INSTRUCTION. Copy out the data below as written; omit any images.

SUPPLIED MATERIAL.
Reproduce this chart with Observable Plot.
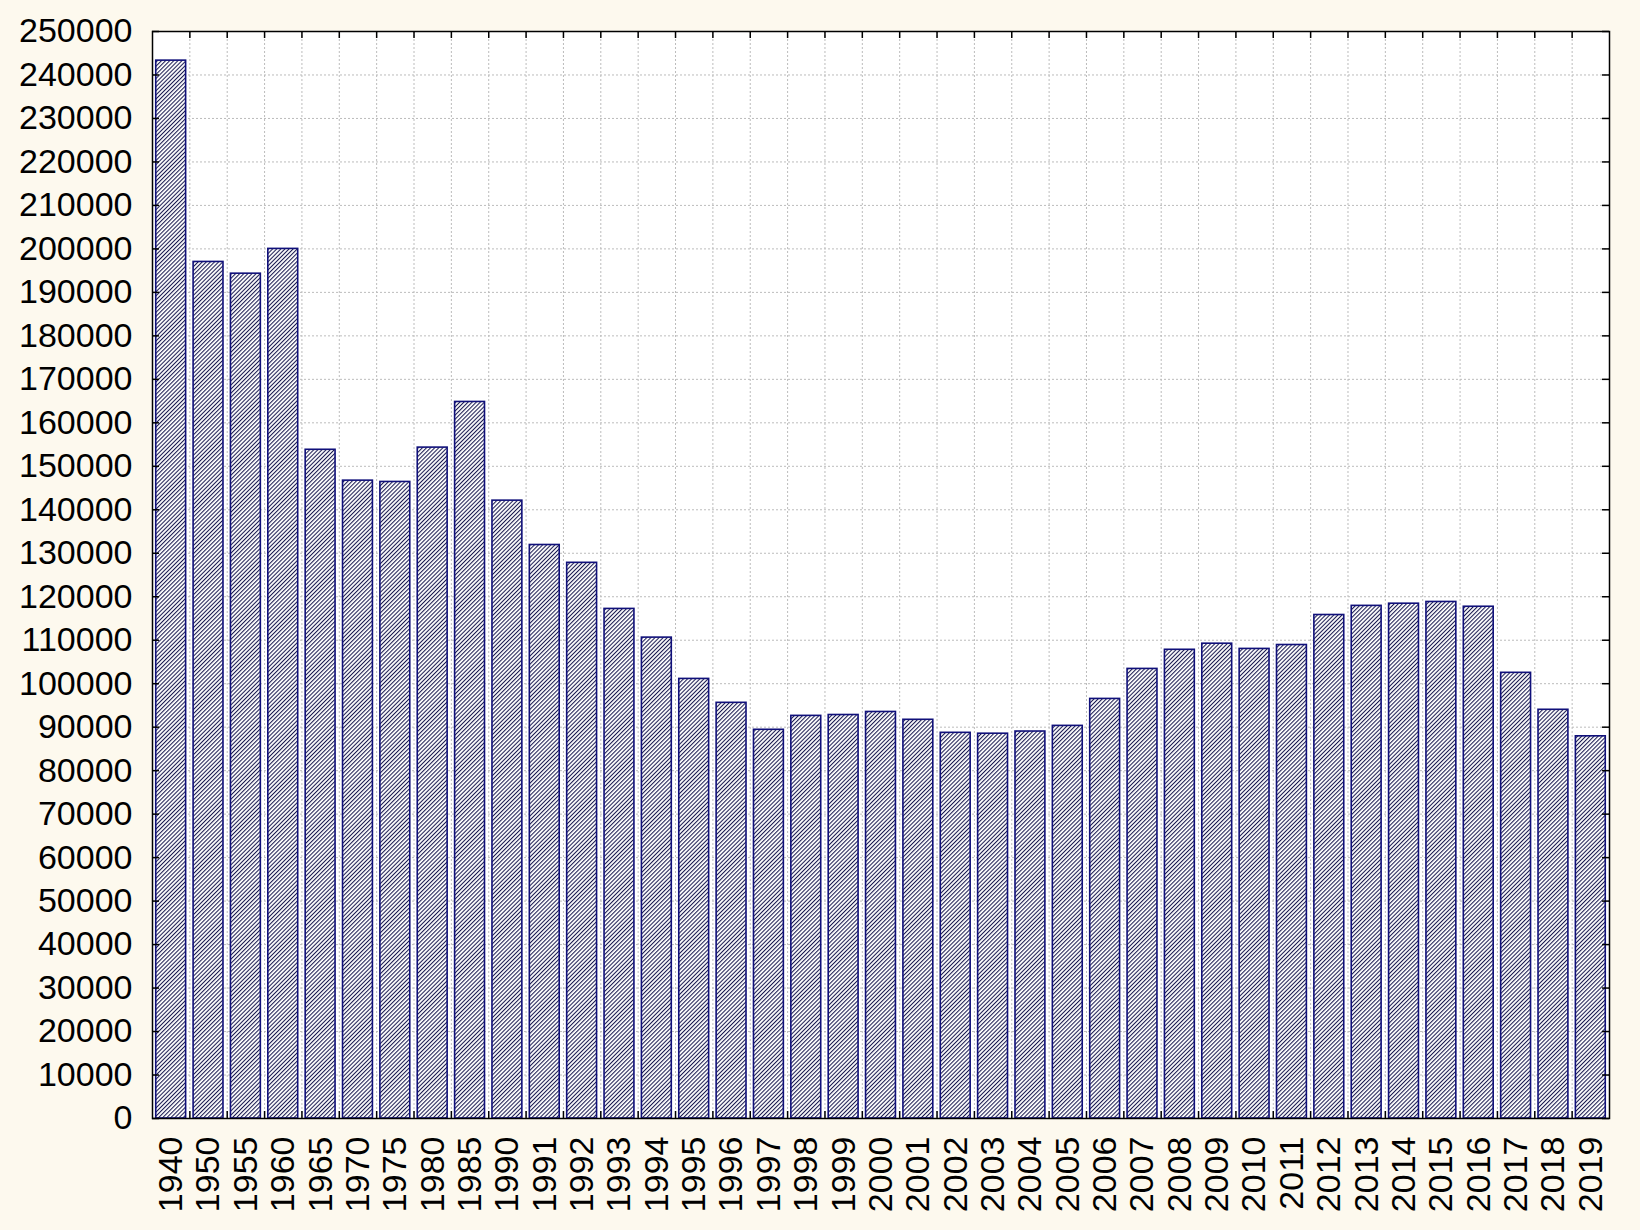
<!DOCTYPE html>
<html><head><meta charset="utf-8">
<script src="https://cdn.jsdelivr.net/npm/d3@7"></script>
<script src="https://cdn.jsdelivr.net/npm/@observablehq/plot@0.6"></script>
<style>html,body{margin:0;padding:0;background:#fdf9ee;overflow:hidden;color:#000}</style>
</head><body><div id="chart"></div>
<script>
const years = ["1940","1950","1955","1960","1965","1970","1975","1980","1985","1990",
  "1991","1992","1993","1994","1995","1996","1997","1998","1999","2000",
  "2001","2002","2003","2004","2005","2006","2007","2008","2009","2010",
  "2011","2012","2013","2014","2015","2016","2017","2018","2019"];
const births = [243300,197000,194300,200000,153800,146700,146400,154300,164800,142100,
  131900,127800,117200,110600,101100,95600,89400,92600,92800,93500,
  91700,88700,88500,89000,90300,96500,103400,107800,109200,108000,
  108900,115800,117900,118400,118800,117700,102500,94000,87900];
const yTicks = d3.range(0, 250001, 10000);

const W = 1640, H = 1230, mL = 152, mR = 31, mT = 31, mB = 112;
const innerW = W - mL - mR, innerH = H - mT - mB;
const step = innerW / years.length;
const data = years.map((y, i) => ({year: y, value: births[i]}));
const bounds = years.slice(0, -1);
const navy = "#10107a";
const grid = "#bcbcbc";

const defs = () => {
  const d = d3.create("svg:defs");
  const s = 2.9;
  const p = d.append("pattern").attr("id", "hatch").attr("patternUnits", "userSpaceOnUse")
    .attr("width", s).attr("height", s).attr("patternTransform", "rotate(45)");
  p.append("rect").attr("width", s).attr("height", s).attr("fill", "white");
  p.append("line").attr("x1", 0.5).attr("y1", 0).attr("x2", 0.5).attr("y2", s)
    .attr("stroke", "#1a1a50").attr("stroke-width", 1.1);
  return d.node();
};

const chart = Plot.plot({
  width: W, height: H,
  marginLeft: mL, marginRight: mR, marginTop: mT, marginBottom: mB,
  style: {background: "transparent", fontFamily: "Arial, 'Liberation Sans', sans-serif", color: "#000"},
  x: {type: "band", domain: years, paddingInner: 0.2, paddingOuter: 0.1, round: false},
  y: {domain: [0, 250000]},
  marks: [
    defs,
    Plot.frame({fill: "white"}),
    Plot.ruleY(yTicks.slice(1, -1), {y: d => d, stroke: grid, strokeDasharray: "2,2"}),
    Plot.ruleX(bounds, {x: d => d, dx: step / 2, stroke: grid, strokeDasharray: "2,2"}),
    Plot.barY(data, {x: "year", y: "value", fill: "url(#hatch)", stroke: navy, strokeWidth: 1.6}),
    Plot.tickY(yTicks, {y: d => d, insetRight: innerW - 7, stroke: "black", strokeWidth: 1.5}),
    Plot.tickY(yTicks, {y: d => d, insetLeft: innerW - 7, stroke: "black", strokeWidth: 1.5}),
    Plot.tickX(bounds, {x: d => d, dx: step / 2, insetTop: innerH - 7, stroke: "black", strokeWidth: 1.5}),
    Plot.tickX(bounds, {x: d => d, dx: step / 2, insetBottom: innerH - 7, stroke: "black", strokeWidth: 1.5}),
    Plot.axisY({ticks: yTicks, tickFormat: d => String(d), tickSize: 0, tickPadding: 20, fontSize: 34, label: null}),
    Plot.axisX({tickRotate: -90, tickSize: 0, tickPadding: 18, fontSize: 34, label: null}),
    Plot.frame({stroke: "black", strokeWidth: 1.5})
  ]
});
document.getElementById("chart").appendChild(chart);
</script>
</body></html>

EXERCISE OUTPUT.
Reproduce this chart with Observable Plot.
<!DOCTYPE html>
<html><head><meta charset="utf-8">
<script src="https://cdn.jsdelivr.net/npm/d3@7"></script>
<script src="https://cdn.jsdelivr.net/npm/@observablehq/plot@0.6"></script>
<style>html,body{margin:0;padding:0;background:#fdf9ee;overflow:hidden;color:#000}</style>
</head><body><div id="chart"></div>
<script>
const years = ["1940","1950","1955","1960","1965","1970","1975","1980","1985","1990",
  "1991","1992","1993","1994","1995","1996","1997","1998","1999","2000",
  "2001","2002","2003","2004","2005","2006","2007","2008","2009","2010",
  "2011","2012","2013","2014","2015","2016","2017","2018","2019"];
const births = [243300,197000,194300,200000,153800,146700,146400,154300,164800,142100,
  131900,127800,117200,110600,101100,95600,89400,92600,92800,93500,
  91700,88700,88500,89000,90300,96500,103400,107800,109200,108000,
  108900,115800,117900,118400,118800,117700,102500,94000,87900];
const yTicks = d3.range(0, 250001, 10000);

const W = 1640, H = 1230, mL = 152, mR = 31, mT = 31, mB = 112;
const innerW = W - mL - mR, innerH = H - mT - mB;
const step = innerW / years.length;
const data = years.map((y, i) => ({year: y, value: births[i]}));
const bounds = years.slice(0, -1);
const navy = "#10107a";
const grid = "#bcbcbc";

const defs = () => {
  const d = d3.create("svg:defs");
  const s = 2.9;
  const p = d.append("pattern").attr("id", "hatch").attr("patternUnits", "userSpaceOnUse")
    .attr("width", s).attr("height", s).attr("patternTransform", "rotate(45)");
  p.append("rect").attr("width", s).attr("height", s).attr("fill", "white");
  p.append("line").attr("x1", 0.5).attr("y1", 0).attr("x2", 0.5).attr("y2", s)
    .attr("stroke", "#1a1a50").attr("stroke-width", 1.1);
  return d.node();
};

const chart = Plot.plot({
  width: W, height: H,
  marginLeft: mL, marginRight: mR, marginTop: mT, marginBottom: mB,
  style: {background: "transparent", fontFamily: "Arial, 'Liberation Sans', sans-serif", color: "#000"},
  x: {type: "band", domain: years, paddingInner: 0.2, paddingOuter: 0.1, round: false},
  y: {domain: [0, 250000]},
  marks: [
    defs,
    Plot.frame({fill: "white"}),
    Plot.ruleY(yTicks.slice(1, -1), {y: d => d, stroke: grid, strokeDasharray: "2,2"}),
    Plot.ruleX(bounds, {x: d => d, dx: step / 2, stroke: grid, strokeDasharray: "2,2"}),
    Plot.barY(data, {x: "year", y: "value", fill: "url(#hatch)", stroke: navy, strokeWidth: 1.6}),
    Plot.tickY(yTicks, {y: d => d, insetRight: innerW - 7, stroke: "black", strokeWidth: 1.5}),
    Plot.tickY(yTicks, {y: d => d, insetLeft: innerW - 7, stroke: "black", strokeWidth: 1.5}),
    Plot.tickX(bounds, {x: d => d, dx: step / 2, insetTop: innerH - 7, stroke: "black", strokeWidth: 1.5}),
    Plot.tickX(bounds, {x: d => d, dx: step / 2, insetBottom: innerH - 7, stroke: "black", strokeWidth: 1.5}),
    Plot.axisY({ticks: yTicks, tickFormat: d => String(d), tickSize: 0, tickPadding: 20, fontSize: 34, label: null}),
    Plot.axisX({tickRotate: -90, tickSize: 0, tickPadding: 18, fontSize: 34, label: null}),
    Plot.frame({stroke: "black", strokeWidth: 1.5})
  ]
});
document.getElementById("chart").appendChild(chart);
</script>
</body></html>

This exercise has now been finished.